International law and cybercrime: executing judgement on foreigners

I’m not really talking about state-vs-state actions.

It’s my understanding that if a foreign national commits a crime against a US citizen or interest, first, it’s a big deal to keep him here, if he does it in country, and if he is abroad it’s even harder for US “actions” to take place, ie trial, conviction, sentencing. Even “in absentia” we can’t just go over there and clap him in irons.

But it seems like if some serious attack on a US computer system takes place, work will be done to, well, fuck up the person(s) who did it, if they can find them, by disabling or destroying his system.

I understand if a counterattack takes place in more-or-less real time (I have in my head a hazy notion of “hot pursuit.”) But many times a major hunt-and-kill operation is set up afterwards.

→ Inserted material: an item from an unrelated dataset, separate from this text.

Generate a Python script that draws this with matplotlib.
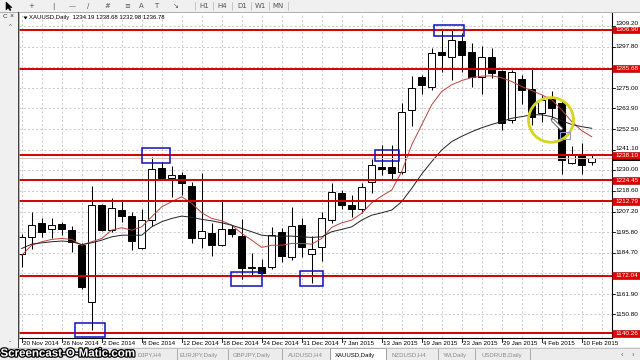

When this happens with a physical criminal in another country, or a physical criminal’s assets there, nations tend to raise their eyebrows.

But isn’t it the same?

Okay, I did not understand any of your OP.

IAAL and generally wrt to foreign judgments

  1. For criminal law, there will often be a treaty specifying when an extradition can take place. Even without, extradition may well be possible. The Courts will want that the action/ommission was a crime in both juridictions and there are no public policy reasons for why an extradition cannot occur. In your case, cybercrime or no cybercrime, it will be like any other extradition request.

  2. For civil law decrees, oftentimes there are agreements between nation states that they will execute the decrees/orders/judgements of each others courts. If there is no such agreement, enforcement may still be possible, for example by filing suit using the existence of a foreign judgement as a cause of action.

We got Manuel Noriega.

I kinda always wondered about the legality of that. But we got him!

Read a paper on this a few months ago. The short of it is that our laws and our doctrines of human rights and other assorted garbage have not kept pace with the reality of warfare in general and cyberwarfare in particular. Our various treaties and conventions all address relations between nation-states, but the reality of it is that we’re increasingly dealing with non-state actors and proxies.

This becomes especially tangled when you deal with cyberwarfare. Non-state proxies attacking virtual resources without setting foot in the host country defies our concept of how we define ‘war.’ Traditional human rights doctrine on justifiable self-defense make no sense in a conflict where time and place are completely disconnected from the offense. And, as Pakistan’s proxy war on America demonstrates, there is much debate over how to respond to a non-state actor based inside a supportive sovereign state.

So, if A launches a cyberattack on B, state-sponsored or otherwise, does that give B the right to physically attack the perpetrator’s servers? Nobody knows. Even the human rights organizations admit their doctrine just doesn’t make sense in the context of cyber-crime and cyber-war. We’re going to have to wait and see how it plays out.

Had to look up the article… here it is. It looks at it from a warfare perspective, but many of the same points apply. Also, as a disclaimer, I disagree with many of his conclusions and I think the Red Cross is hopelessly naive in general.

Droege, Cordula. “Get Off My Cloud: Cyber Warfare, International Humanitarian Law, and the Protection of Civilians.” International Review of the Red Cross 94, no. 886 (06, 2012): 533-78, (accessed November 12, 2013).

Thanks for the post. A turd followed by air freshener.

If you read, “The Cuckoo’s Egg” by Clifford Stoll, one problem was at the time was that hacking was not a crime in Germany and so there was real controversy for the German if a German citizen could even be arrested for a legal action that took place in Germany. Compare that to Americans who are convicted for crimes (e.g. sex trips to Aisa) for actions illegal in the US but legal in the country they occur.

If by “in country” you mean in the US, keeping him there is not a big deal at all. As a foreign citizen (assuming he is not also a US citizen) he has a right to access the consular services of his home country, but all that they can do for him is to ensure that he is treated in accordance with the minimal standards required by international law. Regular US criminal procedures comfortably meet those standards, in most cases, so there is no great obstacle to charging, trying and imprisoning him for a breach of US criminal law committed in the US.